If the effective tax rate on these top payers was increased by one-third to 30%, it would slow the rate of increase of the Debt, but it would still reach 100% of GDP by 2028. By 2050 it would be 247% and growing. Of course a bill to substantially increase taxes for “the rich” would never raise as much money as projected. The “rich” have the means to adjust their income to minimize their taxes. But it would be a windfall for Tax Lawyers and CPAs.
E. Cut Defense Spending in Half
Over the past 10 years, defense spending has averaged 3.6% of GDP. Let’s assume it continues to run at that rate in the future unless specific action is taken by Congress.
If we cut defense spending in half, its level would be 1.8% of GDP - only 0.1% higher than the 1.7% immediately before the start of World War II. Under this scenario, defense spending would comprise only 4.9% of the Federal Budget in 2050 versus 17.5% back in 1940. The Debt would still reach 100% of GDP by 2028 and grow to 248% by 2050.
Note: In hindsight, pre-World War II defense spending is considered by most historians to have been almost disastrously low. We can reduce defense spending, but do we consider today’s world to be so much friendlier than it was 70 years ago that we are comfortable cutting it in half?
G. Means Test Social Security and Medicare Benefits
Let’s assume we could reduce Social Security and Medicare spending by 20% through a means test which would deny benefits to a significant portion of our senior citizens.
The Federal Debt would reach 100% of GDP in 2029, six years later than it would without means testing. By 2050, it would reach 223%.
Changing Social Security and Medicare from an entitlement to a welfare program will slow the growth of the Debt, but it won’t stop it, let alone reverse it. And if contributors to these programs aren’t entitled to benefits, shouldn’t those government workers currently exempt from Social Security taxes also be required to contribute their fair share?
H. Collect Social Security Taxes On All Earned Income
Medicare taxes are withheld on all earned income, but Social Security taxes are only withheld on earned income up to a ceiling. The 2010 ceiling was $106,800.
If the ceiling had been removed and Social Security taxes were withheld on all income, receipts would have increased by an average of 23.6% over the past 10 years.
If we remove the ceiling and project that magnitude of increase into the future, it would add about 1.1% of GDP to revenues. This would only delay the point at which Debt reaches 100% of GDP by 3 years - from 2023 to 2026. This assumes there is zero corresponding increase in benefits for those who pay the additional taxes.

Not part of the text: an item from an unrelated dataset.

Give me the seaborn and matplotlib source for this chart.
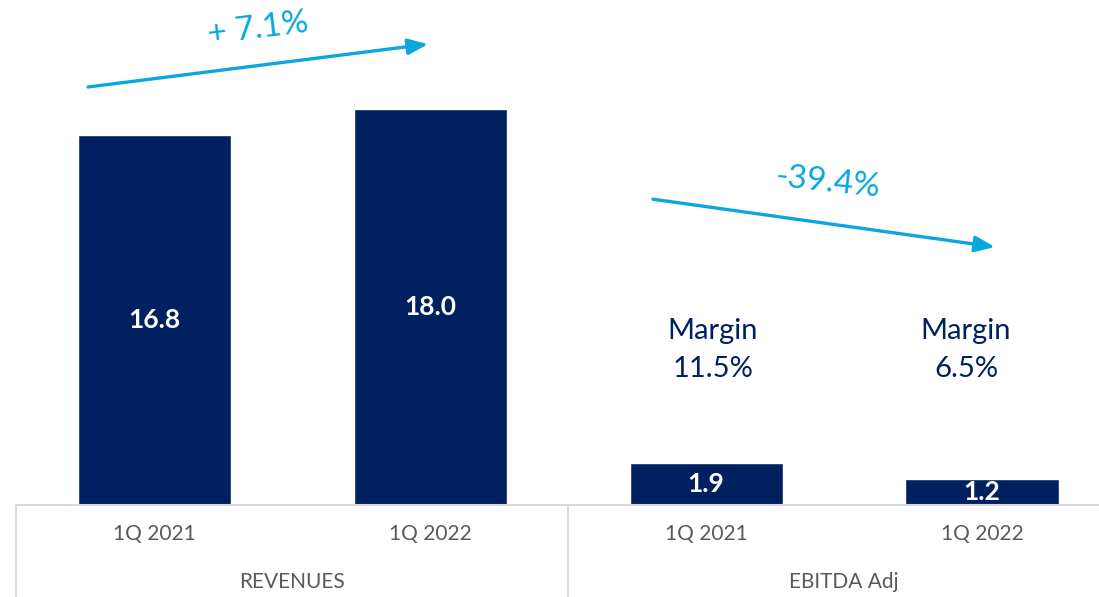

J. Stop Adjusting the Alternate Minimum Tax for Inflation
The Alternative Minimum Tax (AMT) was initially put in place in 1970 to ensure that the richest tax payers incur a higher tax liability than the amount calculated via the regular tax code. The original law was not indexed for inflation, so over time more and more middle-class taxpayers were required to pay the AMT. To minimize the impact on the middle class, Congress usually passes a bill each year to adjust the AMT for inflation.
If Congress stops manually indexing the AMT for inflation in 2010, by 2035 roughly 45 percent of the nation’s household will be subject to the AMT versus the 3% in 2010. The Debt will still reach 100% of GDP by 2026 and 252% by 2050.
F. Increase the Social Security Retirement Age
The minimum age to collect full Social Security benefits today is 66. Between 2021 and 2027 it will rise steadily to 67 years of age.
What if we raised the age of eligibility for full benefits by one year per year starting in 2015 until it reaches 70 in 2018?
That would reduce overall spending by about 1% of GDP per year which would only delay the point at which the Debt reaches 100% of GDP by two years - from 2023 to 2025. By 2050 the Debt would grow to 282%.